Tiempos de efemérides

(10/12/2008) Hay presentaciones de libros que no me gusta perderme por nada del mundo porque tengo hacia sus autores una simpatía especial, más allá del interés que puede producirme el propio libro que se publica. Y es que la simpatía lejos de ser un sentimiento ciego y sin tino, está basada en razones personales que a veces no responden a ninguna lógica pero que hacen que uno se sienta bien con determinadas personas y se acerque a su trato como si las conociera de toda la vida.
El pasado 3 de noviembre, Joaquín Díaz presentó su nuevo libro “Valladolid hace 100 años” y aunque pertenece a esas personas que me producen los sentimientos arriba esbozados y el contenido del libro es de los que suscitan mi interés, no pude estar en el evento por algo tan obvio como el hecho de ignorar que se iba a celebrar -hay noticias de prensa que se le escapan a uno ¡qué le vamos a hacer!-.
Mi hijo, que conoce mis devociones por el libro y por Joaquín, compró el mismo día un ejemplar que ha amortiguado hasta cierto punto mis pesares por dicha ausencia. Más de 200 fotografías y numerosos personajes se asoman desde la ventana del libro para el disfrute del lector que se llena de nostalgia al comprobar la lejanía del tiempo pasado y la desaparición de personas entrañables y edificios valiosos. La editorial Castilla Tradicional  en una encuadernación cuidada, embellece al tacto las sabias disertaciones que Joaquín hace sobre cada una de las fotografías cual cirujano que diseccionara un tiempo ya caduco y memorable. La autopsia del tiempo.
La misma fotografía de portada es todo un símbolo de aquella España de burgueses y labriegos que comparten espacio junto al nuevo ayuntamiento. Sólo espacio.
Joaquín Díaz nos propone un recorrido desde la Plaza Mayor hasta la calle Doctrinos, pasando por otros lugares urbanos, para que cada cual ejercite su “espíritu de observación” dejando que su imaginación deambule “por las calles de la ciudad de Valladolid tal y como estarían hace un siglo”.

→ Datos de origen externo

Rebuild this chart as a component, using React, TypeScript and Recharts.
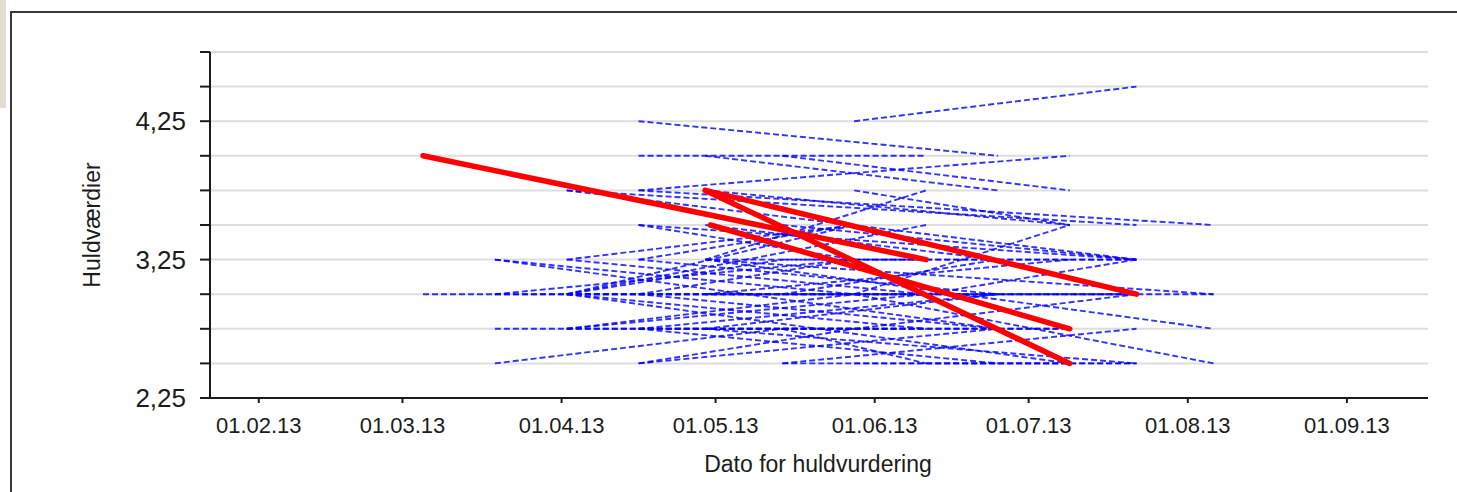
import { CartesianGrid, Line, LineChart, XAxis, YAxis } from 'recharts'

// dates (one tick per month)
const xTicks = ['2013-02-01', '2013-03-01', '2013-04-01', '2013-05-01', '2013-06-01', '2013-07-01', '2013-08-01', '2013-09-01']
const yTicks = [2.25, 2.5, 2.75, 3, 3.25, 3.5, 3.75, 4, 4.25, 4.5, 4.75]
const yLabelled = [2.25, 3.25, 4.25]

// [fra dato, fra værdi, til dato, til værdi]
type Segment = [string, number, string, number]

const blueSegments: Segment[] = [
  ['2013-05-28', 4.25, '2013-07-22', 4.5],
  ['2013-04-16', 4.25, '2013-06-25', 4.0],
  ['2013-04-16', 4.0, '2013-06-11', 4.0],
  ['2013-04-29', 4.0, '2013-06-25', 3.75],
  ['2013-05-14', 4.0, '2013-07-09', 3.75],
  ['2013-04-16', 3.75, '2013-07-09', 4.0],
  ['2013-04-02', 3.75, '2013-07-22', 3.25],
  ['2013-04-02', 3.75, '2013-07-22', 3.5],
  ['2013-04-16', 3.75, '2013-08-06', 3.5],
  ['2013-05-28', 3.75, '2013-07-09', 3.5],
  ['2013-04-29', 3.75, '2013-07-09', 3.5],
  ['2013-04-29', 3.25, '2013-06-11', 3.75],
  ['2013-04-16', 3.5, '2013-05-28', 3.25],
  ['2013-04-29', 3.5, '2013-06-25', 3.25],
  ['2013-05-14', 3.5, '2013-07-22', 3.25],
  ['2013-04-16', 3.5, '2013-07-22', 3.25],
  ['2013-05-28', 3.0, '2013-07-09', 3.5],
  ['2013-04-16', 3.25, '2013-05-28', 3.5],
  ['2013-04-02', 3.25, '2013-05-28', 3.5],
  ['2013-03-19', 3.25, '2013-05-28', 3.0],
  ['2013-03-19', 3.25, '2013-06-25', 2.75],
  ['2013-04-02', 3.0, '2013-05-28', 3.5],
  ['2013-04-02', 3.0, '2013-06-11', 3.5],
  ['2013-04-02', 3.0, '2013-05-14', 3.25],
  ['2013-05-14', 3.25, '2013-07-22', 3.25],
  ['2013-05-28', 3.25, '2013-07-22', 3.25],
  ['2013-06-11', 3.0, '2013-07-22', 3.25],
  ['2013-04-29', 3.25, '2013-08-06', 3.0],
  ['2013-04-29', 3.25, '2013-08-06', 2.75],
  ['2013-03-05', 3.0, '2013-05-14', 3.0],
  ['2013-03-19', 3.0, '2013-07-22', 3.0],
  ['2013-04-02', 3.0, '2013-06-11', 3.0],
  ['2013-04-29', 3.0, '2013-08-06', 3.0],
  ['2013-05-28', 3.0, '2013-08-06', 2.5],
  ['2013-04-02', 3.0, '2013-07-09', 2.5],
  ['2013-04-02', 3.0, '2013-06-11', 2.75],
  ['2013-04-16', 3.0, '2013-06-25', 2.75],
  ['2013-04-02', 2.75, '2013-06-11', 3.0],
  ['2013-04-16', 2.75, '2013-06-25', 3.0],
  ['2013-03-19', 2.75, '2013-05-28', 2.75],
  ['2013-04-02', 2.75, '2013-07-09', 2.75],
  ['2013-04-16', 2.75, '2013-06-11', 2.75],
  ['2013-05-14', 2.75, '2013-07-09', 2.75],
  ['2013-04-29', 2.75, '2013-07-22', 2.5],
  ['2013-04-16', 2.75, '2013-06-25', 2.5],
  ['2013-05-14', 2.75, '2013-06-11', 2.5],
  ['2013-03-19', 2.5, '2013-05-14', 2.75],
  ['2013-04-16', 2.5, '2013-05-28', 2.75],
  ['2013-05-14', 2.5, '2013-07-22', 2.5],
  ['2013-06-11', 2.5, '2013-07-22', 2.5],
  ['2013-05-14', 2.5, '2013-07-22', 2.75],
  ['2013-04-29', 3.0, '2013-07-09', 3.25],
  ['2013-05-28', 2.75, '2013-07-22', 3.0],
  ['2013-04-16', 3.25, '2013-06-25', 3.0],
  ['2013-03-19', 3.0, '2013-05-28', 3.25],
  ['2013-05-14', 3.0, '2013-06-25', 3.25],
  ['2013-04-02', 3.25, '2013-06-11', 3.0],
  ['2013-04-16', 3.0, '2013-05-28', 3.25],
  ['2013-04-02', 2.75, '2013-05-28', 3.0],
  ['2013-04-29', 2.75, '2013-06-25', 3.0],
  ['2013-04-16', 2.5, '2013-06-25', 2.75],
  ['2013-05-28', 2.5, '2013-07-09', 2.5],
  ['2013-04-29', 3.25, '2013-06-11', 3.25],
  ['2013-05-14', 3.0, '2013-07-22', 3.0],
]

const redSegments: Segment[] = [
  ['2013-03-05', 4.0, '2013-06-11', 3.25],
  ['2013-04-29', 3.75, '2013-07-22', 3.0],
  ['2013-04-29', 3.75, '2013-07-09', 2.5],
  ['2013-04-30', 3.5, '2013-07-09', 2.75],
]

const START = Date.parse('2013-01-01')
const DAY = 86400000
const toDay = (iso: string) => (Date.parse(iso) - START) / DAY

const fmtDate = (d: number) => {
  const dt = new Date(START + Math.round(d) * DAY)
  const p = (n: number) => String(n).padStart(2, '0')
  return `${p(dt.getUTCDate())}.${p(dt.getUTCMonth() + 1)}.${String(dt.getUTCFullYear()).slice(2)}`
}

const toPoints = (s: Segment) => [
  { x: toDay(s[0]), y: s[1] },
  { x: toDay(s[2]), y: s[3] },
]

const font = '"Liberation Sans", Arial, sans-serif'
const ink = '#1c1c1c'

export default function App() {
  return (
    <div style={{ position: 'absolute', left: 0, top: 0, width: 1457, height: 492, background: '#fff', overflow: 'hidden', fontFamily: font }}>
      <div style={{ position: 'absolute', left: 0, top: 0, width: 6, height: 108, background: '#e2dfd2' }} />
      <div style={{ position: 'absolute', left: 10, top: 11, width: 1460, height: 500, borderTop: '2px solid #3a3a3a', borderLeft: '2px solid #3a3a3a' }} />
      <div style={{ position: 'absolute', left: 0, top: 0 }}>
        <LineChart width={1457} height={492} margin={{ top: 52, right: 29, bottom: 0, left: 0 }}>
          <CartesianGrid vertical={false} stroke="#dedede" strokeWidth={2} />
          <XAxis
            dataKey="x"
            type="number"
            domain={[21.5, 258.8]}
            ticks={xTicks.map(toDay)}
            tickFormatter={fmtDate}
            height={94}
            tickSize={5}
            tickMargin={14}
            allowDataOverflow
            axisLine={{ stroke: ink, strokeWidth: 2 }}
            tickLine={{ stroke: ink, strokeWidth: 2 }}
            tick={{ fontSize: 22, fill: ink, fontFamily: font }}
          />
          <YAxis
            type="number"
            domain={[2.25, 4.75]}
            ticks={yTicks}
            interval={0}
            width={210}
            tickSize={10}
            tickMargin={14}
            allowDataOverflow
            tickFormatter={(v: number) => (yLabelled.includes(v) ? v.toFixed(2).replace('.', ',') : '')}
            axisLine={{ stroke: ink, strokeWidth: 2 }}
            tickLine={{ stroke: ink, strokeWidth: 2 }}
            tick={{ fontSize: 26, fill: ink, fontFamily: font }}
          />
          {blueSegments.map((s, i) => (
            <Line
              key={'b' + i}
              data={toPoints(s)}
              dataKey="y"
              type="linear"
              stroke="#0000ff"
              strokeOpacity={0.8}
              strokeWidth={1.9}
              strokeDasharray="6 3"
              dot={false}
              activeDot={false}
              isAnimationActive={false}
            />
          ))}
          {redSegments.map((s, i) => (
            <Line
              key={'r' + i}
              data={toPoints(s)}
              dataKey="y"
              type="linear"
              stroke="#ff0000"
              strokeWidth={5.5}
              strokeLinecap="round"
              dot={false}
              activeDot={false}
              isAnimationActive={false}
            />
          ))}
        </LineChart>
      </div>
      <div style={{ position: 'absolute', left: 92, top: 225, transform: 'translate(-50%, -50%) rotate(-90deg)', fontSize: 23, color: ink, whiteSpace: 'nowrap' }}>
        Huldværdier
      </div>
      <div style={{ position: 'absolute', left: 818, top: 464, transform: 'translate(-50%, -50%)', fontSize: 23, color: ink, whiteSpace: 'nowrap' }}>
        Dato for huldvurdering
      </div>
    </div>
  )
}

Conocer una ciudad es conocer su historia y los entramados sociales y culturales que se han tejido y destejido en ella y que, de alguna manera, nos conforman. Tenemos la falsa percepción de creernos siempre los últimos moradores de una ciudad, los más modernos. Y nos olvidamos que dentro de 100 años otro libro recogerá nuestras imágenes para que otros las juzguen. Y los autores que nos impriman para entonces serán protagonistas, a su vez, de un nuevo trabajo cuando pasen otros 100.
Y si miramos más allá de nuestro ombligo veremos que lo mismo ocurre en Lille o en Basilea, o en cualquier otra ciudad del mundo.
Pero celebramos efemérides, centenarios, bicentenarios y milenarios como si tras nosotros no fuera a venir nadie más, como si fuéramos los últimos de los últimos. Eso cuando no se utilizan más que para el dispendio o relumbrón de algunas instituciones.
Porque la  conmemoración de cualquier centenario sólo resultará útil cuando se utilice, como hace Joaquín, para observar una época que se nos fue desde la perspectiva que da la distancia.
Por eso jugando a hacer ciencia ficción me gusta ponerme en el año 2108 cuando otros relojes señalen con claridad la divergencia real entre su mundo y el nuestro y preguntarme: ¿qué fotografías elegirán los autores para representarnos?, ¿qué aspectos de nuestra realidad urbana les llamará la atención?, ¿qué modos de vida serán los suyos que, al ser peculiares, serán reflejados por los ciudadanos del 2208?, ¿y los de éstos?…
Como ven se trata de preguntas que estimulan la reflexión y que sirven para cualquier efeméride o conmemoración que se precie. Conmemoraciones que pasando los siglos no serán más que los pequeños eslabones de una larga cadena de la que nadie verá el extremo.